--- Dataset ---
######

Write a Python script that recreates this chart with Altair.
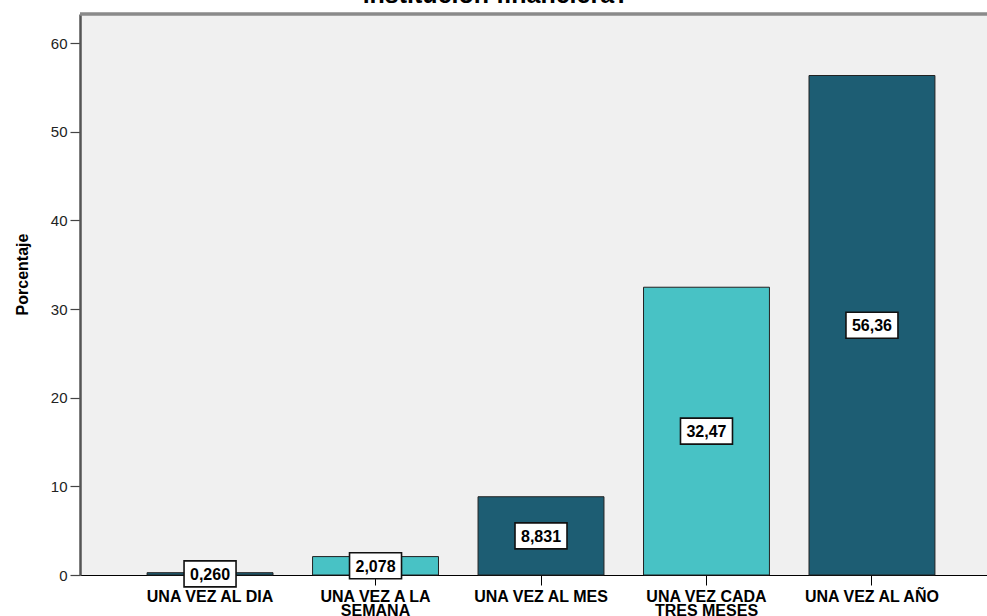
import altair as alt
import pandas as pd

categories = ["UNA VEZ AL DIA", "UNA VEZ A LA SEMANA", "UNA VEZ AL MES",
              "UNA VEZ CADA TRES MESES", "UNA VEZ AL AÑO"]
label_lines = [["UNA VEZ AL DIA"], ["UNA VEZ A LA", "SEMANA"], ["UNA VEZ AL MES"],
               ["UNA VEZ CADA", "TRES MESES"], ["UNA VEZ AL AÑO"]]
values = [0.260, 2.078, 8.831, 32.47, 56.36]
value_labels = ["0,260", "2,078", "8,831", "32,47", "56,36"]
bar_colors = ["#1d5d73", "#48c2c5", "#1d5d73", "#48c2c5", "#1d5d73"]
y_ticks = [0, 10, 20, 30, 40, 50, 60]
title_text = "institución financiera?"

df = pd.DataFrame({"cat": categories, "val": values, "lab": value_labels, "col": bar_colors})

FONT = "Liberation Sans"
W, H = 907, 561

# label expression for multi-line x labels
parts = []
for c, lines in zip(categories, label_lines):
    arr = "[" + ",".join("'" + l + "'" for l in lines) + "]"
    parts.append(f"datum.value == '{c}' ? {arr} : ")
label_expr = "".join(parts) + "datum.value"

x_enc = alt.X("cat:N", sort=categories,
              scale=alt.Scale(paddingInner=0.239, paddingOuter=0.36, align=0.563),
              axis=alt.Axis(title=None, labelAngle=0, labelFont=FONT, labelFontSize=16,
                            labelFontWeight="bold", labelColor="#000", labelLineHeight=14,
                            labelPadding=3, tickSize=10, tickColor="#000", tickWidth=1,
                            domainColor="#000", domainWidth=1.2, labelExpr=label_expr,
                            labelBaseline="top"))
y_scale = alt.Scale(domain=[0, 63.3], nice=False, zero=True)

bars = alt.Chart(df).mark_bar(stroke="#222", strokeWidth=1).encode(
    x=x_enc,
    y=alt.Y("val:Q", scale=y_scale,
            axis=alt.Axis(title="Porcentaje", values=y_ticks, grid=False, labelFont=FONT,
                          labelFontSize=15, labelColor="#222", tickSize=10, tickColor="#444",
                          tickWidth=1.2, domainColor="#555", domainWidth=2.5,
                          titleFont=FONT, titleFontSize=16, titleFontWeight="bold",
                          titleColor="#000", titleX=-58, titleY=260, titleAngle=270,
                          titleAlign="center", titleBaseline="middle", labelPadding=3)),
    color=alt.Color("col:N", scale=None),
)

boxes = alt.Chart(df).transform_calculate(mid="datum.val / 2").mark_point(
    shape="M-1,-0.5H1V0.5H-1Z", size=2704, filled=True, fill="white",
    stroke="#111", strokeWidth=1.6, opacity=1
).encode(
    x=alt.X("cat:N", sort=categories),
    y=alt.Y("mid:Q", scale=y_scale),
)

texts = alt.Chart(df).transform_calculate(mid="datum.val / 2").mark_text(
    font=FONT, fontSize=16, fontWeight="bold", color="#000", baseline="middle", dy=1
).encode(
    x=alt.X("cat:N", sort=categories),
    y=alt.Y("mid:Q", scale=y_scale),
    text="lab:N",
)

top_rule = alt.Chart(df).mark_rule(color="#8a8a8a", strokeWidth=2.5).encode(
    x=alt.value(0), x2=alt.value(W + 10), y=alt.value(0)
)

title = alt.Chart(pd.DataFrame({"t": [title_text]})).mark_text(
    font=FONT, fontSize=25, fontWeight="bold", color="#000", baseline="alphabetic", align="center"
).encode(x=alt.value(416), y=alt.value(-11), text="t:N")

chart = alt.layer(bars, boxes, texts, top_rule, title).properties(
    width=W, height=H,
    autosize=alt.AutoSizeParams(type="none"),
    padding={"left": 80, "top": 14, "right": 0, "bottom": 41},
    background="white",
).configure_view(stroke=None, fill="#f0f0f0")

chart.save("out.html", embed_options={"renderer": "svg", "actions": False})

######

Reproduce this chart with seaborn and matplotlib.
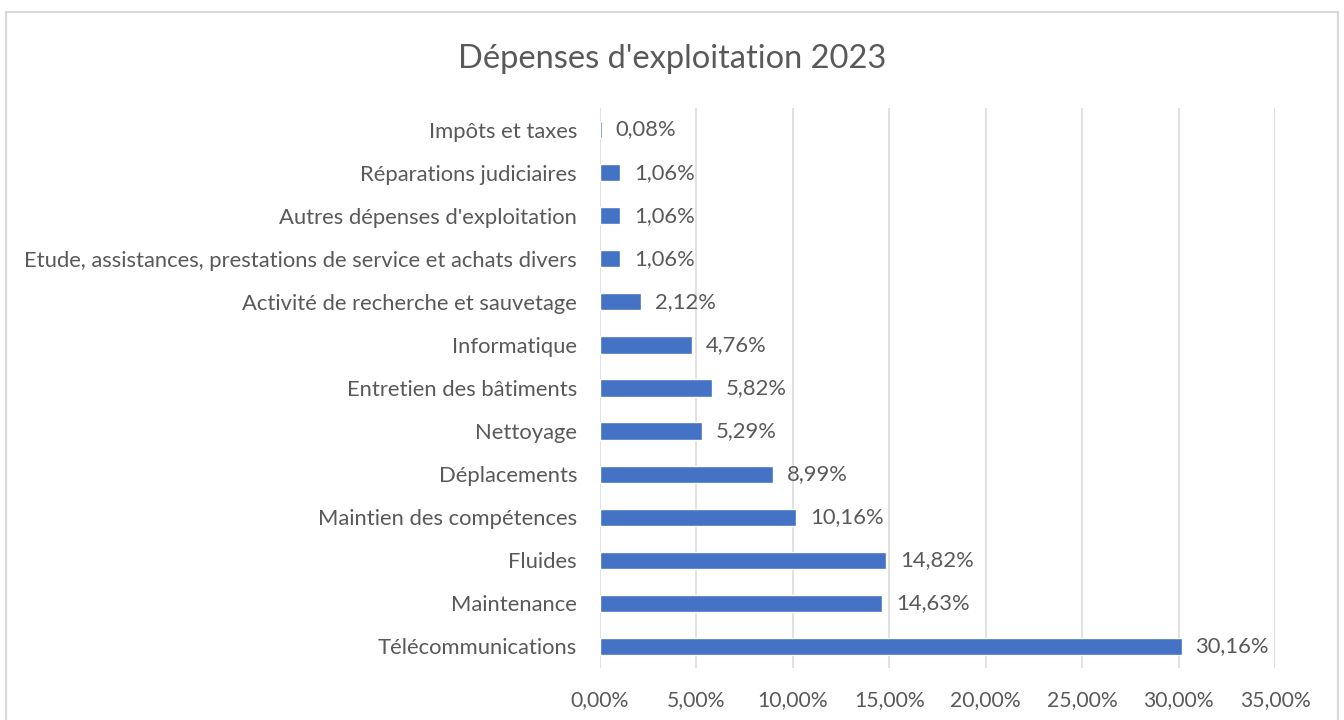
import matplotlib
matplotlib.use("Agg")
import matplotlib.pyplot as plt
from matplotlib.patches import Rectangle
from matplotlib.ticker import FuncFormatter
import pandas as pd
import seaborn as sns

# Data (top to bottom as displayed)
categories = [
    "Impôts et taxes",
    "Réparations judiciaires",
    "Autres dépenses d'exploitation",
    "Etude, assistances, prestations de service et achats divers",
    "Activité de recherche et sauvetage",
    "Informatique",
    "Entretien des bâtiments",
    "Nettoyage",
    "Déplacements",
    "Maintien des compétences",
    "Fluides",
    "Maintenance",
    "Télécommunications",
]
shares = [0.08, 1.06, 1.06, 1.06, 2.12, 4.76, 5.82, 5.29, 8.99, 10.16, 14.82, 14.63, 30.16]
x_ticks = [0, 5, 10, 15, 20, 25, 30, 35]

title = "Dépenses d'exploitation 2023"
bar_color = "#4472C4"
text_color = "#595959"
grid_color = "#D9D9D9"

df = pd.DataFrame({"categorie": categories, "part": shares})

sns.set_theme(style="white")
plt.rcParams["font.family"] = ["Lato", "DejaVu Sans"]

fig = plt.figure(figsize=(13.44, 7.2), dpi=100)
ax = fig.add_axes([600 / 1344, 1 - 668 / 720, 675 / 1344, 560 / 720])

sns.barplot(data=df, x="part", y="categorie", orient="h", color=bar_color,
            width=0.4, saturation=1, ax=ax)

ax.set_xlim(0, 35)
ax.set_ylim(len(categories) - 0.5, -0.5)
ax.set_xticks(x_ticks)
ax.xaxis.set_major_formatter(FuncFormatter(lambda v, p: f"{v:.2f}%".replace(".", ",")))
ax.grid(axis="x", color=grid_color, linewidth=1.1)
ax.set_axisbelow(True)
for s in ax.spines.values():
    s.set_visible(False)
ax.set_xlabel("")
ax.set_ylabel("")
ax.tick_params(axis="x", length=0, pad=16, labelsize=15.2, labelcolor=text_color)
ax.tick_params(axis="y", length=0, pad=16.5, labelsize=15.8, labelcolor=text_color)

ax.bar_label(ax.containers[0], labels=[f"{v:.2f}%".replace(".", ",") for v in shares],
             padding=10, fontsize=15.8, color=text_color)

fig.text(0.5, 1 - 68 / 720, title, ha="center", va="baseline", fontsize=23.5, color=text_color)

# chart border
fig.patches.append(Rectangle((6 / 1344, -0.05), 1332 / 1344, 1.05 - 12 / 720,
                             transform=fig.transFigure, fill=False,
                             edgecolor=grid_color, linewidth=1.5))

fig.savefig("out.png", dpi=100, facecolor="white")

######

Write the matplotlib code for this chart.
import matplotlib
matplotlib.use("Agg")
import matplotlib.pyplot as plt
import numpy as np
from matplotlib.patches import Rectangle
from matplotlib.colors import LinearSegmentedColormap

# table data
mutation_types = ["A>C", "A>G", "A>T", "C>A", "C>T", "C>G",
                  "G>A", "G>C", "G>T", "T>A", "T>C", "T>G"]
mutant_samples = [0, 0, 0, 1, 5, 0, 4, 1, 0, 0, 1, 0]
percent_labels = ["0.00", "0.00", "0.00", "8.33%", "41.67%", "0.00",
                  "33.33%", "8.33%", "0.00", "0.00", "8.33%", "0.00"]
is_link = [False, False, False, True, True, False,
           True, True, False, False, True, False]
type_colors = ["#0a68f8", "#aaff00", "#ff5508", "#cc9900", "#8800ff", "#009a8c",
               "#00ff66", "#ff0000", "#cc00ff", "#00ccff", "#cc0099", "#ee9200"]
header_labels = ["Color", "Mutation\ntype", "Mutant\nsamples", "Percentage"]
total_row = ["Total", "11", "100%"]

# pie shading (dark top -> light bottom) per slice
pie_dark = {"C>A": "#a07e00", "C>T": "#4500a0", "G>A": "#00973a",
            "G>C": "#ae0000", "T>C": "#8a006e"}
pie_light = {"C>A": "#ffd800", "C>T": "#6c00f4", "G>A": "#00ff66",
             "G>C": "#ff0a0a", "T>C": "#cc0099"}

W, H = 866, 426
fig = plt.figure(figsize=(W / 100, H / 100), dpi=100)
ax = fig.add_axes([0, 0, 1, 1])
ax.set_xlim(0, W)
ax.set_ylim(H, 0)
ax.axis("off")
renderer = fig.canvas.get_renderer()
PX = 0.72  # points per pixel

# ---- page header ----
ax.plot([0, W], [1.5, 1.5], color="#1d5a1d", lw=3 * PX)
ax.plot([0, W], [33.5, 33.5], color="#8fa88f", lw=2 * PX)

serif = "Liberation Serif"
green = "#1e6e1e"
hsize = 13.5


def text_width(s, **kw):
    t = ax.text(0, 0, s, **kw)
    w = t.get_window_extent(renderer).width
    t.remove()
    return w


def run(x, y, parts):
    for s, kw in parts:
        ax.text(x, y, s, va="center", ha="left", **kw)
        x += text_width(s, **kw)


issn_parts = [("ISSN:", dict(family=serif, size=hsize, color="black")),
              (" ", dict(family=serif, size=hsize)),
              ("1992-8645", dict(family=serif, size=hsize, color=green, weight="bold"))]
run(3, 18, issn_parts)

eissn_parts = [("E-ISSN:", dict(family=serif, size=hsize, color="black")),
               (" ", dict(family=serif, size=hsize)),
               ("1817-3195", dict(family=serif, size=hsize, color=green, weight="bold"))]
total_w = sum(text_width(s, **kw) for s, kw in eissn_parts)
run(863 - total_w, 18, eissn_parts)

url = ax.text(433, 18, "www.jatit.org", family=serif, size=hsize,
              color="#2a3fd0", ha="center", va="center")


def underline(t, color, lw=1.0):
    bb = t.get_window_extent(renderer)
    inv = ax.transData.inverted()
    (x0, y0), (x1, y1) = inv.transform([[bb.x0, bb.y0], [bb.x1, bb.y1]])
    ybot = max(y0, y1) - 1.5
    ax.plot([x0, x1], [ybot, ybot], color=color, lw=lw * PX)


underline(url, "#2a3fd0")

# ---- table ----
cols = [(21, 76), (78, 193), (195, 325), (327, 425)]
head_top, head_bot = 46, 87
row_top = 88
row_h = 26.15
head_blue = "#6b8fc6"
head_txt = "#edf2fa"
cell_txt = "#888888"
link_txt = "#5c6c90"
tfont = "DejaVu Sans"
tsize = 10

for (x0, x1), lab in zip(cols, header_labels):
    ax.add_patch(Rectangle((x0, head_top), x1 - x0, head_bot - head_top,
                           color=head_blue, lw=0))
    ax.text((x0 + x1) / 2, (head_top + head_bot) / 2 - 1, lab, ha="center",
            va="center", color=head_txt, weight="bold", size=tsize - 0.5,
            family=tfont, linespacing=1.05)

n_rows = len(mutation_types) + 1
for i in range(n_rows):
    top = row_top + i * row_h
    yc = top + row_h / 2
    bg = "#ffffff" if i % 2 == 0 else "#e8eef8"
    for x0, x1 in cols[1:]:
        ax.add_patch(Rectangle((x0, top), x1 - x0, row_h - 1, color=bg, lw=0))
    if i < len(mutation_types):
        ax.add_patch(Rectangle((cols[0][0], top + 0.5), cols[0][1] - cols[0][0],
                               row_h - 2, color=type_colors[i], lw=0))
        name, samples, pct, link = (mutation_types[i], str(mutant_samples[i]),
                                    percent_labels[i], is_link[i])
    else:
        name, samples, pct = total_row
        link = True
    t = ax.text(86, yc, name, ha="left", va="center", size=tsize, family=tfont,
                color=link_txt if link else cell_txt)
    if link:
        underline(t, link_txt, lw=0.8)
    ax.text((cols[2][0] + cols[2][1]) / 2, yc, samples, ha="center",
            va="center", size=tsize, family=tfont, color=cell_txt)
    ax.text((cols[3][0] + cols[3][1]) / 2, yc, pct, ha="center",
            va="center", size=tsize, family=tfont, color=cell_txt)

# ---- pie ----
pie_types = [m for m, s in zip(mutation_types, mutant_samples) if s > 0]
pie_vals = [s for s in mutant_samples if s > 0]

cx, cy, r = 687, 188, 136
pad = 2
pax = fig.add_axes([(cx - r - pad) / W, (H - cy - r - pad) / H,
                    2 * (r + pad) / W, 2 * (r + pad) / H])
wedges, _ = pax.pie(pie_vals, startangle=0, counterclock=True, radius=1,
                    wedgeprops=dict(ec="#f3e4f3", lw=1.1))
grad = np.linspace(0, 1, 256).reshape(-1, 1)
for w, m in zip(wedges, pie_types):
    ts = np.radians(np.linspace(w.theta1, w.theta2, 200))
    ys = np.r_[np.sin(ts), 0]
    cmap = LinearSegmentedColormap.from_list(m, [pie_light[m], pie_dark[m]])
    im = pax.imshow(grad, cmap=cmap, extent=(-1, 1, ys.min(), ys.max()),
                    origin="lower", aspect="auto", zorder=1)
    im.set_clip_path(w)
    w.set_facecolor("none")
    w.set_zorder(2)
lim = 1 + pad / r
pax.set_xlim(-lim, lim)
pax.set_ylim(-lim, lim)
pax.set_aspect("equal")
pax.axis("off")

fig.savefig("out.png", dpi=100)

######

--- Exercise description ---
Skip all pictures. Output only the lines from the one containing "Write a Python" to the one containing "W, H = 907, 561", both lines included.

--- Solved problem ---
Write a Python script that recreates this chart with Altair.
import altair as alt
import pandas as pd

categories = ["UNA VEZ AL DIA", "UNA VEZ A LA SEMANA", "UNA VEZ AL MES",
              "UNA VEZ CADA TRES MESES", "UNA VEZ AL AÑO"]
label_lines = [["UNA VEZ AL DIA"], ["UNA VEZ A LA", "SEMANA"], ["UNA VEZ AL MES"],
               ["UNA VEZ CADA", "TRES MESES"], ["UNA VEZ AL AÑO"]]
values = [0.260, 2.078, 8.831, 32.47, 56.36]
value_labels = ["0,260", "2,078", "8,831", "32,47", "56,36"]
bar_colors = ["#1d5d73", "#48c2c5", "#1d5d73", "#48c2c5", "#1d5d73"]
y_ticks = [0, 10, 20, 30, 40, 50, 60]
title_text = "institución financiera?"

df = pd.DataFrame({"cat": categories, "val": values, "lab": value_labels, "col": bar_colors})

FONT = "Liberation Sans"
W, H = 907, 561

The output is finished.